Your task => Below are some entries. Transcribe the lines from the one holding "Emit a Python" to the one holding "import seaborn as sns", inclusive, but not the pictures among them.

[Start of Stored records]

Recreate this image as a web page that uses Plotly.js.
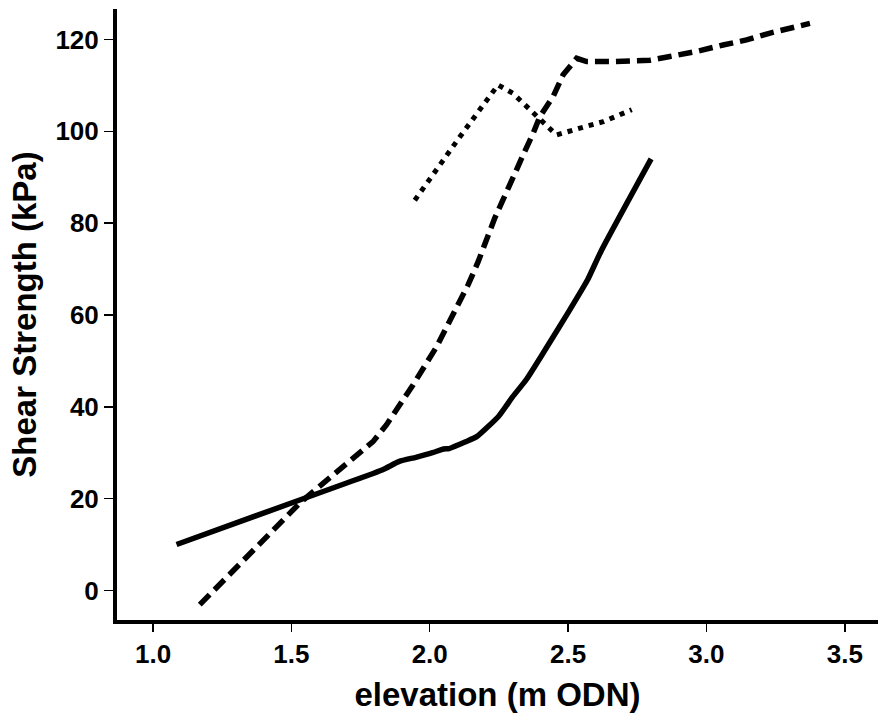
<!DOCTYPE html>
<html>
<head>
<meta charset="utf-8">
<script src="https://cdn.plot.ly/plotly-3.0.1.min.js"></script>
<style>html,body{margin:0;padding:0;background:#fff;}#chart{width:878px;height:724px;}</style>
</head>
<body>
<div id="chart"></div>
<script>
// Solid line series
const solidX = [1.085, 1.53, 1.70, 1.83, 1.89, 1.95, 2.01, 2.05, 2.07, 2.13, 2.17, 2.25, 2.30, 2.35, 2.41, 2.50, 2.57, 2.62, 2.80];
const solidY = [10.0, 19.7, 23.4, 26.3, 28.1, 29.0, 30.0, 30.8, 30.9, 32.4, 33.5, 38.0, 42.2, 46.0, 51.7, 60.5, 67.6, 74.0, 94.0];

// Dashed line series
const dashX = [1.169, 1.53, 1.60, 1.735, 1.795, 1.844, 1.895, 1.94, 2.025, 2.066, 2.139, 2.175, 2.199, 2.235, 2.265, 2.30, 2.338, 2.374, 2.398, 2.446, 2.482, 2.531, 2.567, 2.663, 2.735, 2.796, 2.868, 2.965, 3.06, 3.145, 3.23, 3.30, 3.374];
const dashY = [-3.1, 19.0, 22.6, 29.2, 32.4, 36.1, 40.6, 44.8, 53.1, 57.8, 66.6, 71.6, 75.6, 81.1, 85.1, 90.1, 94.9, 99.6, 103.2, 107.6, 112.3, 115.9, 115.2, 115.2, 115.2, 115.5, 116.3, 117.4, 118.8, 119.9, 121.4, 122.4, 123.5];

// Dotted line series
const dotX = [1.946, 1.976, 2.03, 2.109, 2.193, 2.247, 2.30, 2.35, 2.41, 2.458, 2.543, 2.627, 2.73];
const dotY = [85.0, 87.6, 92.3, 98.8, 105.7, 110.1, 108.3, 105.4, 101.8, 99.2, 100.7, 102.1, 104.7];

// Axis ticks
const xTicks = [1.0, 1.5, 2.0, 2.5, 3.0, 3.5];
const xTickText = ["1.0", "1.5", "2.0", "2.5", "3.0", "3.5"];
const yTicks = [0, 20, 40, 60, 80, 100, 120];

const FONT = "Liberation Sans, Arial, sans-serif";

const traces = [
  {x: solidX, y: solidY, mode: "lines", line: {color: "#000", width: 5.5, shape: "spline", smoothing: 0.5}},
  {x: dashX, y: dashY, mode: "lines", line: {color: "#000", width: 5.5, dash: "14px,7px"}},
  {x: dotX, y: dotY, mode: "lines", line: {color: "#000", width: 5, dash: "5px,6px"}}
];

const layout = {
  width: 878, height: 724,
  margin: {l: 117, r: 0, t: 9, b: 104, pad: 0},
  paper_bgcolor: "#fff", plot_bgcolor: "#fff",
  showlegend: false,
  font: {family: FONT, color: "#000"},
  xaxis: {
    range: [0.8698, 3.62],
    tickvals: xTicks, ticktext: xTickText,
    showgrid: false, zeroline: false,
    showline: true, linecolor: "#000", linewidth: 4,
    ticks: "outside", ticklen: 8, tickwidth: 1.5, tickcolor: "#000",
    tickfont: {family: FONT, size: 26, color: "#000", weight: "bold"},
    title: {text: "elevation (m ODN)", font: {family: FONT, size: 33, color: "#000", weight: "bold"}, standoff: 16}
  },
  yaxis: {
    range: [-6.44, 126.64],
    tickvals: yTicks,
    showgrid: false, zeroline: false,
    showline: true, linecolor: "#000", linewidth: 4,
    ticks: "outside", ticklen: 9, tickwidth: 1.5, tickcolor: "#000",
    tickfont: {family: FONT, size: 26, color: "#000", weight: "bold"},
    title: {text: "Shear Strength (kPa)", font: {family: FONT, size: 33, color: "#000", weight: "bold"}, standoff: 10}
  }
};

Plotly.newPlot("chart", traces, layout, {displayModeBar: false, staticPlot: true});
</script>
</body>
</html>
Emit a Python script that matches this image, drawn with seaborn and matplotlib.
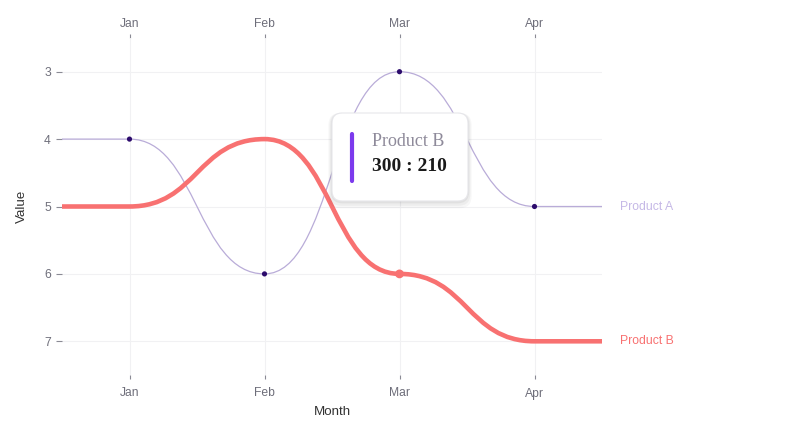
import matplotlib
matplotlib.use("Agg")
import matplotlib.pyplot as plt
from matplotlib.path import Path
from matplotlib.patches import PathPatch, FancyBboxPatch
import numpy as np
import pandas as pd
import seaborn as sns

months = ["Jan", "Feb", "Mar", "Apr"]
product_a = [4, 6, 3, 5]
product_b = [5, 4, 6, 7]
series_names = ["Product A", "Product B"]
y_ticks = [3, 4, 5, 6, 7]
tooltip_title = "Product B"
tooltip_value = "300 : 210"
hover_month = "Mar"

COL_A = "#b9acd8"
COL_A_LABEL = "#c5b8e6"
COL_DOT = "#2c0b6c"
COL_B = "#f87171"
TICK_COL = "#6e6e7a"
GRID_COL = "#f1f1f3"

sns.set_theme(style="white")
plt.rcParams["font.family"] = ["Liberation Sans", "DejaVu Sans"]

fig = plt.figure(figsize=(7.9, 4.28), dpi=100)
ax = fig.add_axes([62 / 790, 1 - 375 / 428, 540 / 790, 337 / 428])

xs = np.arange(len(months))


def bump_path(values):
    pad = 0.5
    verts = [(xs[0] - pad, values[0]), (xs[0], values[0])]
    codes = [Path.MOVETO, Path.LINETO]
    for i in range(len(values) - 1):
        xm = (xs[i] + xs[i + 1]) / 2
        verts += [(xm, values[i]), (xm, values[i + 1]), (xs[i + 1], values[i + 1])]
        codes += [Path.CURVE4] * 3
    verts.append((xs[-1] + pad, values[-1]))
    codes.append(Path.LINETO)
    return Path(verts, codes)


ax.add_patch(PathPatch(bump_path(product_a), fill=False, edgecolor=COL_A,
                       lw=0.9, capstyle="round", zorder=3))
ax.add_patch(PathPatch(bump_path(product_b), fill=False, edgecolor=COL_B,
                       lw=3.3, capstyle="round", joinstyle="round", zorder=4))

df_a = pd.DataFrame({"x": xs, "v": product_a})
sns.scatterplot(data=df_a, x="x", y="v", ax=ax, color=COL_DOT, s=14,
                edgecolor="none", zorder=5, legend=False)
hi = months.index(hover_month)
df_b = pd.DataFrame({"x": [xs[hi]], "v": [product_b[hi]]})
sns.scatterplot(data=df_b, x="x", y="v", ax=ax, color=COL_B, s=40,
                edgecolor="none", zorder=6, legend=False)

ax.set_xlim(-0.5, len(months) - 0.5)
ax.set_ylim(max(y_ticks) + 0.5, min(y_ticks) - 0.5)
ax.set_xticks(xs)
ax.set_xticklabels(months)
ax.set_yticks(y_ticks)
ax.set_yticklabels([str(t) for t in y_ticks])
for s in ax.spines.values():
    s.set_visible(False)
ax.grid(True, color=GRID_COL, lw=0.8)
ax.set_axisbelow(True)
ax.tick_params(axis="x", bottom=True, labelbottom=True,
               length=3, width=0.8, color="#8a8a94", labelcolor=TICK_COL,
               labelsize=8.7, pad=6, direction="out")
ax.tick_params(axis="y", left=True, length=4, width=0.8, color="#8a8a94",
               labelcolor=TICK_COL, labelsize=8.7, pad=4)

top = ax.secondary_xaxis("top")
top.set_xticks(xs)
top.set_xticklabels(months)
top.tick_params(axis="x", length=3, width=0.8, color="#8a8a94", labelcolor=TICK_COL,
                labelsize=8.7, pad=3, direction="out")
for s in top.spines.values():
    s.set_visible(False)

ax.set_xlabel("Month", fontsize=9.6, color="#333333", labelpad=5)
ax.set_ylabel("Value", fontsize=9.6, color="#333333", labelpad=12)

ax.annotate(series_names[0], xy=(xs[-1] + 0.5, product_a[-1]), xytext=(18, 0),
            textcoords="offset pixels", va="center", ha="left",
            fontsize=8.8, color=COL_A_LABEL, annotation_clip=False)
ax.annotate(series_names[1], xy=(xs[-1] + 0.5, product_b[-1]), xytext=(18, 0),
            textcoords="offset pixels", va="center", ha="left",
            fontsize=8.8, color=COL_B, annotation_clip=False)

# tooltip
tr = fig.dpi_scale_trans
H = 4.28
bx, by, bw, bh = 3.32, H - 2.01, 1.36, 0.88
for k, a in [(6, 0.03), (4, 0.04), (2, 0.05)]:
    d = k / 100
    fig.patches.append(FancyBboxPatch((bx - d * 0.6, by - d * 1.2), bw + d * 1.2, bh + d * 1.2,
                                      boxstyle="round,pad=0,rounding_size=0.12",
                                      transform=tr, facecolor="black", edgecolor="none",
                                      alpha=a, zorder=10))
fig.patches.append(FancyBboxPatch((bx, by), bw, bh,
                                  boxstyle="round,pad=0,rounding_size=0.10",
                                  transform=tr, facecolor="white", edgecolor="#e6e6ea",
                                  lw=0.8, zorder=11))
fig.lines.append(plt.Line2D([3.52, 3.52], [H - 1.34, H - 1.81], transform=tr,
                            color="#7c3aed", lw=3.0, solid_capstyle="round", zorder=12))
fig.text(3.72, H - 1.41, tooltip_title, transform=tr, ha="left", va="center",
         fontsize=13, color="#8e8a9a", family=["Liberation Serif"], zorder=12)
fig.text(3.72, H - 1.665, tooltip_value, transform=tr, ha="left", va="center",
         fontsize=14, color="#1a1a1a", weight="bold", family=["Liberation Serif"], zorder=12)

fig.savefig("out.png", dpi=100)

[End of Stored records]

Complete response =>
Emit a Python script that matches this image, drawn with seaborn and matplotlib.
import matplotlib
matplotlib.use("Agg")
import matplotlib.pyplot as plt
from matplotlib.path import Path
from matplotlib.patches import PathPatch, FancyBboxPatch
import numpy as np
import pandas as pd
import seaborn as sns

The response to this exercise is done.